▶ _REQUIREMENT_
Would you write out the listing verbatim and skip every picture in it?

▶ _INFORMATION SHOWN_
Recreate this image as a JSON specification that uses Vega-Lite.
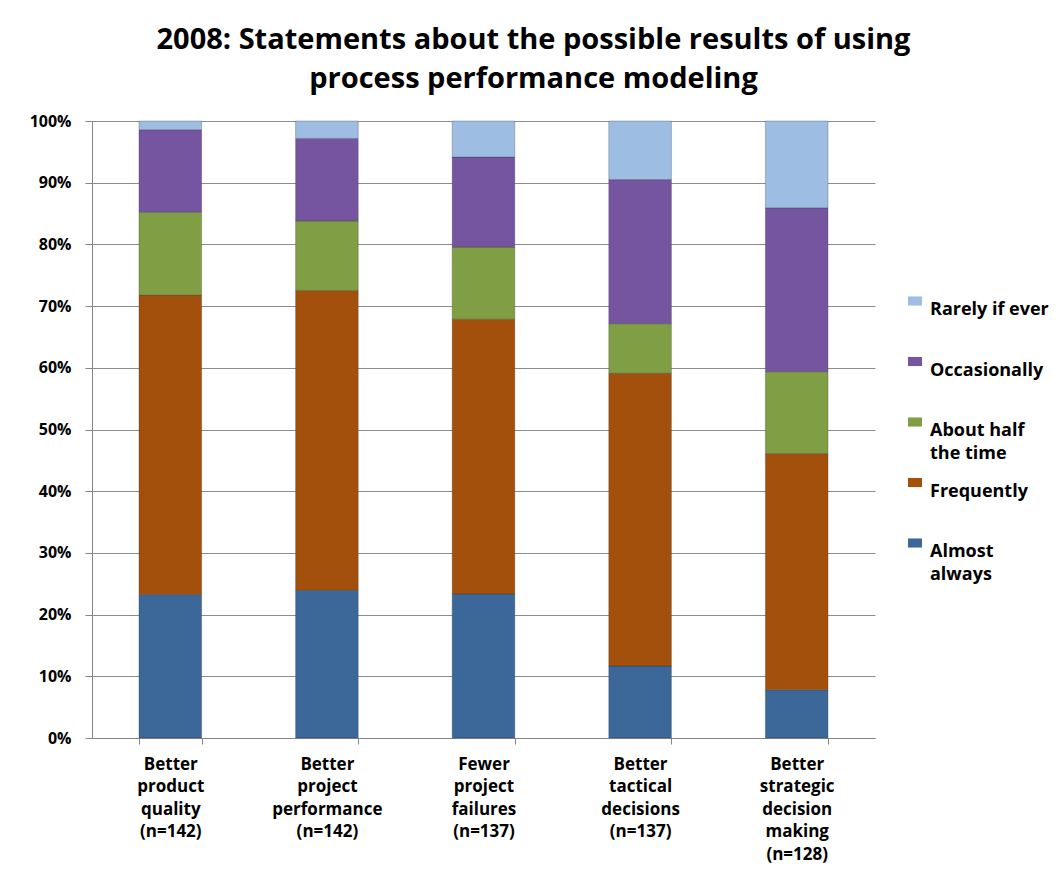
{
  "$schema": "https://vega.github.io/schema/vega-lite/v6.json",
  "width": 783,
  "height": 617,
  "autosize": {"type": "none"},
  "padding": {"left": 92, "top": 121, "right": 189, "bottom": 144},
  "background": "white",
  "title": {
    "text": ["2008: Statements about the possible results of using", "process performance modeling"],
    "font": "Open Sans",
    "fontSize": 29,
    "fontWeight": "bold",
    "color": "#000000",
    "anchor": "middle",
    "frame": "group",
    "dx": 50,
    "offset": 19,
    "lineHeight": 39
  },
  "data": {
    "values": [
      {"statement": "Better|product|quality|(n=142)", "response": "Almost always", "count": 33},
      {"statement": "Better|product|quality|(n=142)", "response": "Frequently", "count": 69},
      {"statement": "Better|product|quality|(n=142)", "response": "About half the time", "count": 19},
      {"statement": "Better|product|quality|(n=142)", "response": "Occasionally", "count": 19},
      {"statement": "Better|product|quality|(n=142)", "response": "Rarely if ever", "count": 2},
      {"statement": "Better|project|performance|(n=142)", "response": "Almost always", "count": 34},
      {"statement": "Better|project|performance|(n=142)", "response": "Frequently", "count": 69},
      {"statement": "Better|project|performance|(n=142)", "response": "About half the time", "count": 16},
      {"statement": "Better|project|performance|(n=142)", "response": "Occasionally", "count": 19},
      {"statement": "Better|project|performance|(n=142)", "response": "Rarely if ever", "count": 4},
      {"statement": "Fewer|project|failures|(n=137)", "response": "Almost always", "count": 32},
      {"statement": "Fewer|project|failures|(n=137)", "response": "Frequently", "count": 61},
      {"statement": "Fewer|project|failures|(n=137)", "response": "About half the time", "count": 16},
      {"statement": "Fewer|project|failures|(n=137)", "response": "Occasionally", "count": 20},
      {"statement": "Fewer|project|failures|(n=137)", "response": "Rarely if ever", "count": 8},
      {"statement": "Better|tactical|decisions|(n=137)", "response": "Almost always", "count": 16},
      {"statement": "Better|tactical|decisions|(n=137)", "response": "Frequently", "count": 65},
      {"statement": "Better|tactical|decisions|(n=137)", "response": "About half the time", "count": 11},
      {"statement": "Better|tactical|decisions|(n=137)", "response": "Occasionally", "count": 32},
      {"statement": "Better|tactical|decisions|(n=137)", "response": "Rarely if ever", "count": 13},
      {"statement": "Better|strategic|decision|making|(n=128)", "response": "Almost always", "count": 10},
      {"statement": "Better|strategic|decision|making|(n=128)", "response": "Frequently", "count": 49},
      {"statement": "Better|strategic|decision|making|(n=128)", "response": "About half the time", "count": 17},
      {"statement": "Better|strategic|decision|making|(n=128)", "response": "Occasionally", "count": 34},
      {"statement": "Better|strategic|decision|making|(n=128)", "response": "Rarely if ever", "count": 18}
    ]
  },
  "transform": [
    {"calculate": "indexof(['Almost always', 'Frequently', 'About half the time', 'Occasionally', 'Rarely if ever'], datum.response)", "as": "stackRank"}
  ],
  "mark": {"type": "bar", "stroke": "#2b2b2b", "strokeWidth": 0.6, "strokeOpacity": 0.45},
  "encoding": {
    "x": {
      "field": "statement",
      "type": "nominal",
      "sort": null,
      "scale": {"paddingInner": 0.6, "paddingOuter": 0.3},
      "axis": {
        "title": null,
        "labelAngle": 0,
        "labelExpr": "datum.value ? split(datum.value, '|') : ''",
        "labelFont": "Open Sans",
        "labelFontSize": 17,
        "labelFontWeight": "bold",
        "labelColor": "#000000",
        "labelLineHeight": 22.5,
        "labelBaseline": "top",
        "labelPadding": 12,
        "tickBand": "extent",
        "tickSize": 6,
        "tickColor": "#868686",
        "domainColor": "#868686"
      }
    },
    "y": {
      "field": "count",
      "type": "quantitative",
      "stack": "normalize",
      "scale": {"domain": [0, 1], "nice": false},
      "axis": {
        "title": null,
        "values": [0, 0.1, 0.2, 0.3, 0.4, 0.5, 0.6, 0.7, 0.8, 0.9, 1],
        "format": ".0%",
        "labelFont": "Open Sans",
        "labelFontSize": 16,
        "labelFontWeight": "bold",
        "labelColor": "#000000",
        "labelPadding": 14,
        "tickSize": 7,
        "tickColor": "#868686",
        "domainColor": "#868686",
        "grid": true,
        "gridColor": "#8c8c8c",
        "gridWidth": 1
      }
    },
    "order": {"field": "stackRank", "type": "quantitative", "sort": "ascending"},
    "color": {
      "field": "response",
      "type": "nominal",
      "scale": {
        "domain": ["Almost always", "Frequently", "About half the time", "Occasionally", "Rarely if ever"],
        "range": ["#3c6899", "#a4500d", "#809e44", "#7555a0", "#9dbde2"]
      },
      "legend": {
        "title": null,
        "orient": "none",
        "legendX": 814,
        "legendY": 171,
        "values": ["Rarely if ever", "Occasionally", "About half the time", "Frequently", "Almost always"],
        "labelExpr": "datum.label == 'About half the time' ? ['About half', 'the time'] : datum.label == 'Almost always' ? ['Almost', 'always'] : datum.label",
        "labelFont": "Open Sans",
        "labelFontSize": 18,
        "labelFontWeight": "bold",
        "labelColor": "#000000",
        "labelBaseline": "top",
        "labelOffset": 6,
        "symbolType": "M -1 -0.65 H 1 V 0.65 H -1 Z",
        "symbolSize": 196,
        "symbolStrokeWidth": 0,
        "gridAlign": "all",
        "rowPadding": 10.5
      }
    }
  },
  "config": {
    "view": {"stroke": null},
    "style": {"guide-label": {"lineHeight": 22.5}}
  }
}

▶ _CORRECT OUTPUT_
Recreate this image as a JSON specification that uses Vega-Lite.
{
  "$schema": "https://vega.github.io/schema/vega-lite/v6.json",
  "width": 783,
  "height": 617,
  "autosize": {"type": "none"},
  "padding": {"left": 92, "top": 121, "right": 189, "bottom": 144},
  "background": "white",
  "title": {
    "text": ["2008: Statements about the possible results of using", "process performance modeling"],
    "font": "Open Sans",
    "fontSize": 29,
    "fontWeight": "bold",
    "color": "#000000",
    "anchor": "middle",
    "frame": "group",
    "dx": 50,
    "offset": 19,
    "lineHeight": 39
  },
  "data": {
    "values": [
      {"statement": "Better|product|quality|(n=142)", "response": "Almost always", "count": 33},
      {"statement": "Better|product|quality|(n=142)", "response": "Frequently", "count": 69},
      {"statement": "Better|product|quality|(n=142)", "response": "About half the time", "count": 19},
      {"statement": "Better|product|quality|(n=142)", "response": "Occasionally", "count": 19},
      {"statement": "Better|product|quality|(n=142)", "response": "Rarely if ever", "count": 2},
      {"statement": "Better|project|performance|(n=142)", "response": "Almost always", "count": 34},
      {"statement": "Better|project|performance|(n=142)", "response": "Frequently", "count": 69},
      {"statement": "Better|project|performance|(n=142)", "response": "About half the time", "count": 16},
      {"statement": "Better|project|performance|(n=142)", "response": "Occasionally", "count": 19},
      {"statement": "Better|project|performance|(n=142)", "response": "Rarely if ever", "count": 4},
      {"statement": "Fewer|project|failures|(n=137)", "response": "Almost always", "count": 32},
      {"statement": "Fewer|project|failures|(n=137)", "response": "Frequently", "count": 61},
      {"statement": "Fewer|project|failures|(n=137)", "response": "About half the time", "count": 16},
      {"statement": "Fewer|project|failures|(n=137)", "response": "Occasionally", "count": 20},
      {"statement": "Fewer|project|failures|(n=137)", "response": "Rarely if ever", "count": 8},
      {"statement": "Better|tactical|decisions|(n=137)", "response": "Almost always", "count": 16},
      {"statement": "Better|tactical|decisions|(n=137)", "response": "Frequently", "count": 65},
      {"statement": "Better|tactical|decisions|(n=137)", "response": "About half the time", "count": 11},
      {"statement": "Better|tactical|decisions|(n=137)", "response": "Occasionally", "count": 32},
      {"statement": "Better|tactical|decisions|(n=137)", "response": "Rarely if ever", "count": 13},
      {"statement": "Better|strategic|decision|making|(n=128)", "response": "Almost always", "count": 10},
      {"statement": "Better|strategic|decision|making|(n=128)", "response": "Frequently", "count": 49},
      {"statement": "Better|strategic|decision|making|(n=128)", "response": "About half the time", "count": 17},
      {"statement": "Better|strategic|decision|making|(n=128)", "response": "Occasionally", "count": 34},
      {"statement": "Better|strategic|decision|making|(n=128)", "response": "Rarely if ever", "count": 18}
    ]
  },
  "transform": [
    {"calculate": "indexof(['Almost always', 'Frequently', 'About half the time', 'Occasionally', 'Rarely if ever'], datum.response)", "as": "stackRank"}
  ],
  "mark": {"type": "bar", "stroke": "#2b2b2b", "strokeWidth": 0.6, "strokeOpacity": 0.45},
  "encoding": {
    "x": {
      "field": "statement",
      "type": "nominal",
      "sort": null,
      "scale": {"paddingInner": 0.6, "paddingOuter": 0.3},
      "axis": {
        "title": null,
        "labelAngle": 0,
        "labelExpr": "datum.value ? split(datum.value, '|') : ''",
        "labelFont": "Open Sans",
        "labelFontSize": 17,
        "labelFontWeight": "bold",
        "labelColor": "#000000",
        "labelLineHeight": 22.5,
        "labelBaseline": "top",
        "labelPadding": 12,
        "tickBand": "extent",
        "tickSize": 6,
        "tickColor": "#868686",
        "domainColor": "#868686"
      }
    },
    "y": {
      "field": "count",
      "type": "quantitative",
      "stack": "normalize",
      "scale": {"domain": [0, 1], "nice": false},
      "axis": {
        "title": null,
        "values": [0, 0.1, 0.2, 0.3, 0.4, 0.5, 0.6, 0.7, 0.8, 0.9, 1],
        "format": ".0%",
        "labelFont": "Open Sans",
        "labelFontSize": 16,
        "labelFontWeight": "bold",
        "labelColor": "#000000",
        "labelPadding": 14,
        "tickSize": 7,
        "tickColor": "#868686",
        "domainColor": "#868686",
        "grid": true,
        "gridColor": "#8c8c8c",
        "gridWidth": 1
      }
    },
    "order": {"field": "stackRank", "type": "quantitative", "sort": "ascending"},
    "color": {
      "field": "response",
      "type": "nominal",
      "scale": {
        "domain": ["Almost always", "Frequently", "About half the time", "Occasionally", "Rarely if ever"],
        "range": ["#3c6899", "#a4500d", "#809e44", "#7555a0", "#9dbde2"]
      },
      "legend": {
        "title": null,
        "orient": "none",
        "legendX": 814,
        "legendY": 171,
        "values": ["Rarely if ever", "Occasionally", "About half the time", "Frequently", "Almost always"],
        "labelExpr": "datum.label == 'About half the time' ? ['About half', 'the time'] : datum.label == 'Almost always' ? ['Almost', 'always'] : datum.label",
        "labelFont": "Open Sans",
        "labelFontSize": 18,
        "labelFontWeight": "bold",
        "labelColor": "#000000",
        "labelBaseline": "top",
        "labelOffset": 6,
        "symbolType": "M -1 -0.65 H 1 V 0.65 H -1 Z",
        "symbolSize": 196,
        "symbolStrokeWidth": 0,
        "gridAlign": "all",
        "rowPadding": 10.5
      }
    }
  },
  "config": {
    "view": {"stroke": null},
    "style": {"guide-label": {"lineHeight": 22.5}}
  }
}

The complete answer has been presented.